Question

Find the area of the quadrilateral $ABCD$ in which $AB=3cm,BC=4cm,CD=4cm,DA=5cm$ and $AC=5cm$.

Answer 1

From above figure,

Area of quad $ABCD=ar\left(△ABC\right)+ar\left(△ACD\right)$

In $△ABC$,

$A{B}^2+B{C}^2=3^2+4^2=9+16=25=5^2=A{C}^2$

We know that, if sum of square of two sides is equal to the square of third side, then the triangle is right angled triangle.

So, By Pythagoras theorem, $△ABC$ is a right angled triangle.

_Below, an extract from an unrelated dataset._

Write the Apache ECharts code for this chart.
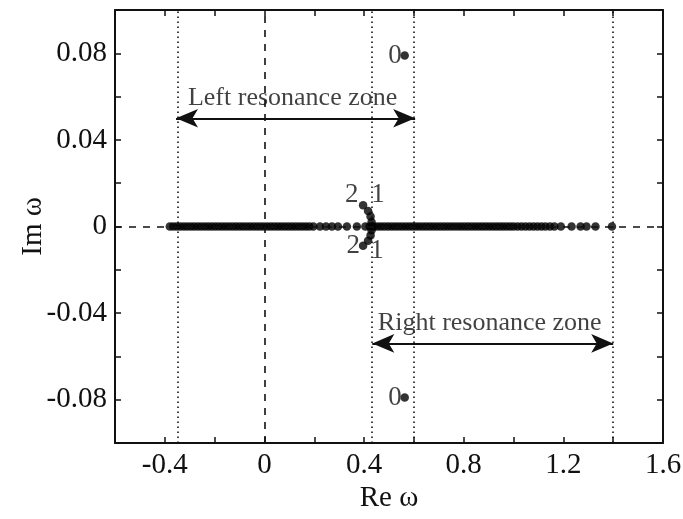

$\Rightarrow$ Area of right-angled triangle $=\frac{1}{2}\times$ Base $\times$ Altitude

Now, $ar\left(△ABC\right)=\frac{1}{2}\times AB\times BC=\frac{1}{2}\times 3\times 4c{m}^2=6c{m}^2$

In $\Delta ACD$,

Here $a=B=5cm$ and $b=4cm$

$s=\frac{a+b+c}{2}$

$\Rightarrow s=\frac{5+5+4}{2}cm$

$\Rightarrow s=\frac{14}{2}cm$

$\Rightarrow s=7cm$

$\Rightarrow s-a=s-b=(7-5)cm$

$\Rightarrow s-a=s-b=2cm$

$\Rightarrow s-c=(7-4)cm$

$\Rightarrow s-c=3cm$

By Heron's formula,

Area of triangle $=\sqrt{s\times (s-a)\times (s-b)\times (s-c)}$

$=\sqrt{7cm\times \left(2cm\right)\times \left(2cm\right)\times \left(3cm\right)}$

$=\sqrt{4\times 21}c{m}^2$

$=2\sqrt{21}c{m}^2$

Therefore, Area of $\Delta ACD=2\sqrt{21}c{m}^2$

$\therefore ar\left(ABCD\right)=ar\left(△ABC\right)+ar\left(△ACD\right)$

$=6c{m}^2+2\sqrt{21}c{m}^2$

$=(6+2\sqrt{21})c{m}^2$

Hence, the area of quadrilateral $ABCD$ is $(6+2\sqrt{21})c{m}^2$.